The task | Every line below should be copied exactly; drop the pictures.

Provided material |
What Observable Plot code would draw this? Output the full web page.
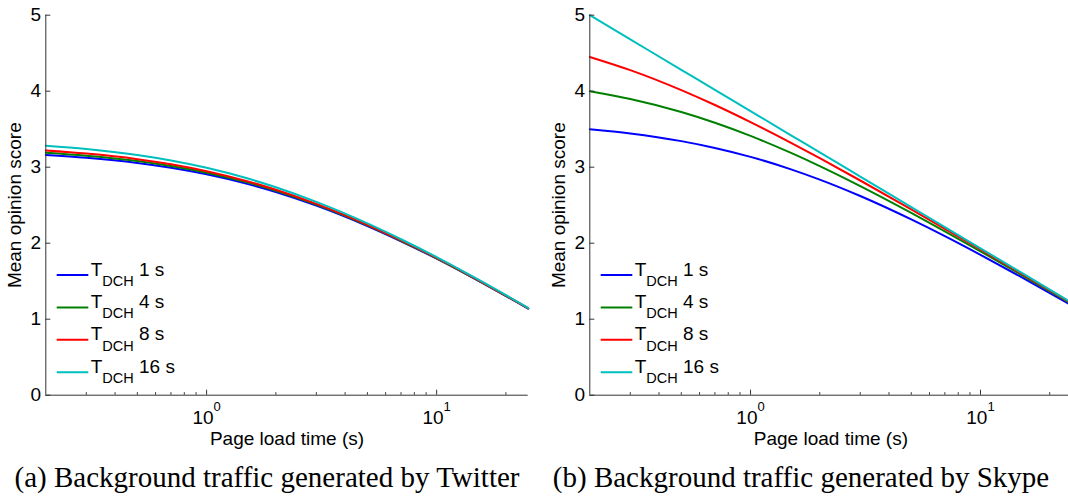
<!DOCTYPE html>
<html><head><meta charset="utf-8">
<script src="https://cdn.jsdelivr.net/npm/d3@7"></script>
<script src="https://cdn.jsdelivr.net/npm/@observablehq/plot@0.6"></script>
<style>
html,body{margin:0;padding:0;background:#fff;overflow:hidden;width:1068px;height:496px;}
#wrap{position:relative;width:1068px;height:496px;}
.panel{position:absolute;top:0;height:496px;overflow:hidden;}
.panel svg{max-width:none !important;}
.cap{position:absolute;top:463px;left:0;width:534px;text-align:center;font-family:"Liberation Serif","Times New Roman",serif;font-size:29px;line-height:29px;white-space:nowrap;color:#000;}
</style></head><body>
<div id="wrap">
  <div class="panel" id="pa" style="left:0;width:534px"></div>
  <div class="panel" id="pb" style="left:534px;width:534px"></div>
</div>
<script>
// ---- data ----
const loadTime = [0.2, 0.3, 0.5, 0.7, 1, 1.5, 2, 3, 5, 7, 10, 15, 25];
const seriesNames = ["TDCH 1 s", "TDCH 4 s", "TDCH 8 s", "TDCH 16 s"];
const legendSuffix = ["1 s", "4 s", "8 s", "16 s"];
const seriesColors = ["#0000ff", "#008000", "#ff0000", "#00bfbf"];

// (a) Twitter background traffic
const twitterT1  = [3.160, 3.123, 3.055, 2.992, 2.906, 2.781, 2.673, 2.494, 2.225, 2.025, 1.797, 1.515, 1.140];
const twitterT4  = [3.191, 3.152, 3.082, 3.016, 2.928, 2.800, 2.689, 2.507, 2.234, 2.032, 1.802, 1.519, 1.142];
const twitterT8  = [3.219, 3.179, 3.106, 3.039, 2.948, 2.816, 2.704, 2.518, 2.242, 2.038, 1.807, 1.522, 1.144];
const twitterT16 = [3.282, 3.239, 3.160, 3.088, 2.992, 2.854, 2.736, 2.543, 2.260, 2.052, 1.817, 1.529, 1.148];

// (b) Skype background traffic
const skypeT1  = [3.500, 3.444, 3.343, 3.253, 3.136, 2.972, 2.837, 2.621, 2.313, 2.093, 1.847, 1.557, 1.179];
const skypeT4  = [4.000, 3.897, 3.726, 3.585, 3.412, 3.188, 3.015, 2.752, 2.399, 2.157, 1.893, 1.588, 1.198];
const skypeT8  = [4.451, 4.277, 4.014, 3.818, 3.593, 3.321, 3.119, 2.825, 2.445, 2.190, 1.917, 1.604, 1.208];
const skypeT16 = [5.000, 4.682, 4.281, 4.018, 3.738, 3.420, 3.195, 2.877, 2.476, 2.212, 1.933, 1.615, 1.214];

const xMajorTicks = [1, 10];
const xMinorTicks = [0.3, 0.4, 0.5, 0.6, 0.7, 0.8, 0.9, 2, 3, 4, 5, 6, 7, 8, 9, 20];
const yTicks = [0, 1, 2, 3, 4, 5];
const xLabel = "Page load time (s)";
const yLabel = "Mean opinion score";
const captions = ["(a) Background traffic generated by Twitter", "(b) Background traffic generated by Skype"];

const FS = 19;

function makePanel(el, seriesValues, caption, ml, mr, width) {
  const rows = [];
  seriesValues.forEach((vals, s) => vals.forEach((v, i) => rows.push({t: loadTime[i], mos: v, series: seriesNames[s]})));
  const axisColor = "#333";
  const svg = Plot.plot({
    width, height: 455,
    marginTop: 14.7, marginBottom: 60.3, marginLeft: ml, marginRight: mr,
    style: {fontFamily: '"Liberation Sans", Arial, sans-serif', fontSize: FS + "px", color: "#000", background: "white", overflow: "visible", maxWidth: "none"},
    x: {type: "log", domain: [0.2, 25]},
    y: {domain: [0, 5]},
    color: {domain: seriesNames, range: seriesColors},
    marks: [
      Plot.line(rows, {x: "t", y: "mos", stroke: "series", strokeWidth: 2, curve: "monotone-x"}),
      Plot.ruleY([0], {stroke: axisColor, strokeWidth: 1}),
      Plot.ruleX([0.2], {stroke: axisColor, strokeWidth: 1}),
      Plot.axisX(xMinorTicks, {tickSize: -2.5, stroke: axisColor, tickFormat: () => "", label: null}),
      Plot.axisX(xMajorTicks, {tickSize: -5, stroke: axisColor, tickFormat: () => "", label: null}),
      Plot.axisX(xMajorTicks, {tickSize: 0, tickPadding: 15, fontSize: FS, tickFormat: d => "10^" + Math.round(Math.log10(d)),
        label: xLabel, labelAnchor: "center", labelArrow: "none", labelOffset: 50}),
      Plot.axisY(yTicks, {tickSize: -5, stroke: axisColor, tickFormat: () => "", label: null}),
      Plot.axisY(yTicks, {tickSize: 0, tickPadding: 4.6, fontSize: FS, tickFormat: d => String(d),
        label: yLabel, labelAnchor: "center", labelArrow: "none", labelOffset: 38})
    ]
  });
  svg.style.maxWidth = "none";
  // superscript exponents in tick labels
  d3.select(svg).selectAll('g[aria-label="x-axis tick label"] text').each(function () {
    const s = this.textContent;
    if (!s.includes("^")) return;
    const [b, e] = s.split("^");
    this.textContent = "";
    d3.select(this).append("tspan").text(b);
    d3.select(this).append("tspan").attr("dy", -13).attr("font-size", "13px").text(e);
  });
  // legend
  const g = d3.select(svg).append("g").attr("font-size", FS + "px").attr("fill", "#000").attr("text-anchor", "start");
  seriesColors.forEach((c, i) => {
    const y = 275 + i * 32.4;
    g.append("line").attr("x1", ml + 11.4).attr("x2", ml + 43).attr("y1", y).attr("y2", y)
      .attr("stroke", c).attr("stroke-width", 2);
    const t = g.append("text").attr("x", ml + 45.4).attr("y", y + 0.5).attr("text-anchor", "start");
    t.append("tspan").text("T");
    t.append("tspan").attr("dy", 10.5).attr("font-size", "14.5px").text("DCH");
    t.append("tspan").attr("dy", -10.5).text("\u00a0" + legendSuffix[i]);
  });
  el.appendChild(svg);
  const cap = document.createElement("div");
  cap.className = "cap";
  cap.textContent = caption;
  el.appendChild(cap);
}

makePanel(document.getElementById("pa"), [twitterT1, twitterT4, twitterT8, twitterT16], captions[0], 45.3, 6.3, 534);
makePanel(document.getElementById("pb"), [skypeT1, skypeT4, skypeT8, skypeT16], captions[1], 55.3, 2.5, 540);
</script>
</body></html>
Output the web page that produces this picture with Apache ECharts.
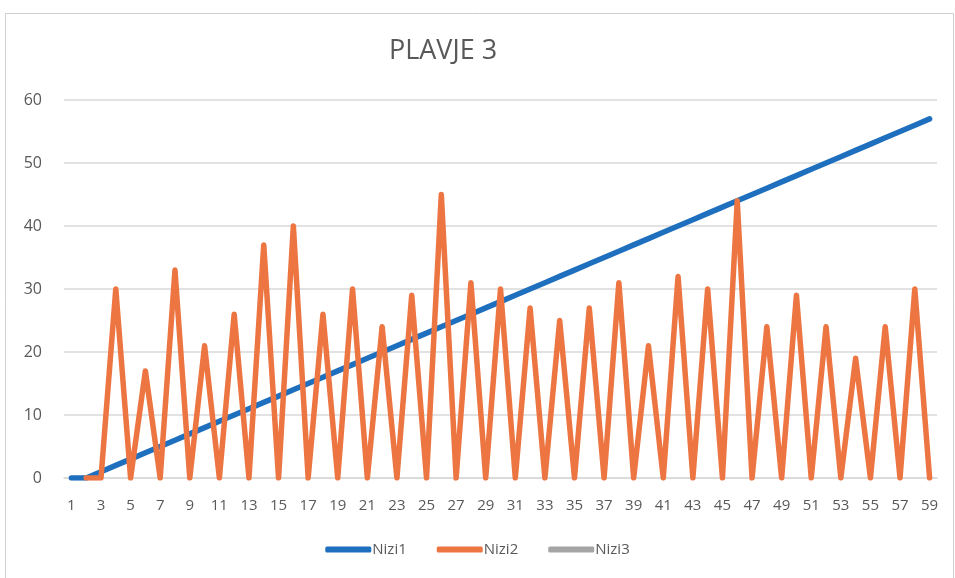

Reply to the exercise |
What Observable Plot code would draw this? Output the full web page.
<!DOCTYPE html>
<html><head><meta charset="utf-8">
<script src="https://cdn.jsdelivr.net/npm/d3@7"></script>
<script src="https://cdn.jsdelivr.net/npm/@observablehq/plot@0.6"></script>
<style>
html,body{margin:0;padding:0;background:#fff;overflow:hidden;width:1068px;height:496px;}
#wrap{position:relative;width:1068px;height:496px;}
.panel{position:absolute;top:0;height:496px;overflow:hidden;}
.panel svg{max-width:none !important;}
.cap{position:absolute;top:463px;left:0;width:534px;text-align:center;font-family:"Liberation Serif","Times New Roman",serif;font-size:29px;line-height:29px;white-space:nowrap;color:#000;}
</style></head><body>
<div id="wrap">
  <div class="panel" id="pa" style="left:0;width:534px"></div>
  <div class="panel" id="pb" style="left:534px;width:534px"></div>
</div>
<script>
// ---- data ----
const loadTime = [0.2, 0.3, 0.5, 0.7, 1, 1.5, 2, 3, 5, 7, 10, 15, 25];
const seriesNames = ["TDCH 1 s", "TDCH 4 s", "TDCH 8 s", "TDCH 16 s"];
const legendSuffix = ["1 s", "4 s", "8 s", "16 s"];
const seriesColors = ["#0000ff", "#008000", "#ff0000", "#00bfbf"];

// (a) Twitter background traffic
const twitterT1  = [3.160, 3.123, 3.055, 2.992, 2.906, 2.781, 2.673, 2.494, 2.225, 2.025, 1.797, 1.515, 1.140];
const twitterT4  = [3.191, 3.152, 3.082, 3.016, 2.928, 2.800, 2.689, 2.507, 2.234, 2.032, 1.802, 1.519, 1.142];
const twitterT8  = [3.219, 3.179, 3.106, 3.039, 2.948, 2.816, 2.704, 2.518, 2.242, 2.038, 1.807, 1.522, 1.144];
const twitterT16 = [3.282, 3.239, 3.160, 3.088, 2.992, 2.854, 2.736, 2.543, 2.260, 2.052, 1.817, 1.529, 1.148];

// (b) Skype background traffic
const skypeT1  = [3.500, 3.444, 3.343, 3.253, 3.136, 2.972, 2.837, 2.621, 2.313, 2.093, 1.847, 1.557, 1.179];
const skypeT4  = [4.000, 3.897, 3.726, 3.585, 3.412, 3.188, 3.015, 2.752, 2.399, 2.157, 1.893, 1.588, 1.198];
const skypeT8  = [4.451, 4.277, 4.014, 3.818, 3.593, 3.321, 3.119, 2.825, 2.445, 2.190, 1.917, 1.604, 1.208];
const skypeT16 = [5.000, 4.682, 4.281, 4.018, 3.738, 3.420, 3.195, 2.877, 2.476, 2.212, 1.933, 1.615, 1.214];

const xMajorTicks = [1, 10];
const xMinorTicks = [0.3, 0.4, 0.5, 0.6, 0.7, 0.8, 0.9, 2, 3, 4, 5, 6, 7, 8, 9, 20];
const yTicks = [0, 1, 2, 3, 4, 5];
const xLabel = "Page load time (s)";
const yLabel = "Mean opinion score";
const captions = ["(a) Background traffic generated by Twitter", "(b) Background traffic generated by Skype"];

const FS = 19;

function makePanel(el, seriesValues, caption, ml, mr, width) {
  const rows = [];
  seriesValues.forEach((vals, s) => vals.forEach((v, i) => rows.push({t: loadTime[i], mos: v, series: seriesNames[s]})));
  const axisColor = "#333";
  const svg = Plot.plot({
    width, height: 455,
    marginTop: 14.7, marginBottom: 60.3, marginLeft: ml, marginRight: mr,
    style: {fontFamily: '"Liberation Sans", Arial, sans-serif', fontSize: FS + "px", color: "#000", background: "white", overflow: "visible", maxWidth: "none"},
    x: {type: "log", domain: [0.2, 25]},
    y: {domain: [0, 5]},
    color: {domain: seriesNames, range: seriesColors},
    marks: [
      Plot.line(rows, {x: "t", y: "mos", stroke: "series", strokeWidth: 2, curve: "monotone-x"}),
      Plot.ruleY([0], {stroke: axisColor, strokeWidth: 1}),
      Plot.ruleX([0.2], {stroke: axisColor, strokeWidth: 1}),
      Plot.axisX(xMinorTicks, {tickSize: -2.5, stroke: axisColor, tickFormat: () => "", label: null}),
      Plot.axisX(xMajorTicks, {tickSize: -5, stroke: axisColor, tickFormat: () => "", label: null}),
      Plot.axisX(xMajorTicks, {tickSize: 0, tickPadding: 15, fontSize: FS, tickFormat: d => "10^" + Math.round(Math.log10(d)),
        label: xLabel, labelAnchor: "center", labelArrow: "none", labelOffset: 50}),
      Plot.axisY(yTicks, {tickSize: -5, stroke: axisColor, tickFormat: () => "", label: null}),
      Plot.axisY(yTicks, {tickSize: 0, tickPadding: 4.6, fontSize: FS, tickFormat: d => String(d),
        label: yLabel, labelAnchor: "center", labelArrow: "none", labelOffset: 38})
    ]
  });
  svg.style.maxWidth = "none";
  // superscript exponents in tick labels
  d3.select(svg).selectAll('g[aria-label="x-axis tick label"] text').each(function () {
    const s = this.textContent;
    if (!s.includes("^")) return;
    const [b, e] = s.split("^");
    this.textContent = "";
    d3.select(this).append("tspan").text(b);
    d3.select(this).append("tspan").attr("dy", -13).attr("font-size", "13px").text(e);
  });
  // legend
  const g = d3.select(svg).append("g").attr("font-size", FS + "px").attr("fill", "#000").attr("text-anchor", "start");
  seriesColors.forEach((c, i) => {
    const y = 275 + i * 32.4;
    g.append("line").attr("x1", ml + 11.4).attr("x2", ml + 43).attr("y1", y).attr("y2", y)
      .attr("stroke", c).attr("stroke-width", 2);
    const t = g.append("text").attr("x", ml + 45.4).attr("y", y + 0.5).attr("text-anchor", "start");
    t.append("tspan").text("T");
    t.append("tspan").attr("dy", 10.5).attr("font-size", "14.5px").text("DCH");
    t.append("tspan").attr("dy", -10.5).text("\u00a0" + legendSuffix[i]);
  });
  el.appendChild(svg);
  const cap = document.createElement("div");
  cap.className = "cap";
  cap.textContent = caption;
  el.appendChild(cap);
}

makePanel(document.getElementById("pa"), [twitterT1, twitterT4, twitterT8, twitterT16], captions[0], 45.3, 6.3, 534);
makePanel(document.getElementById("pb"), [skypeT1, skypeT4, skypeT8, skypeT16], captions[1], 55.3, 2.5, 540);
</script>
</body></html>
Output the web page that produces this picture with Apache ECharts.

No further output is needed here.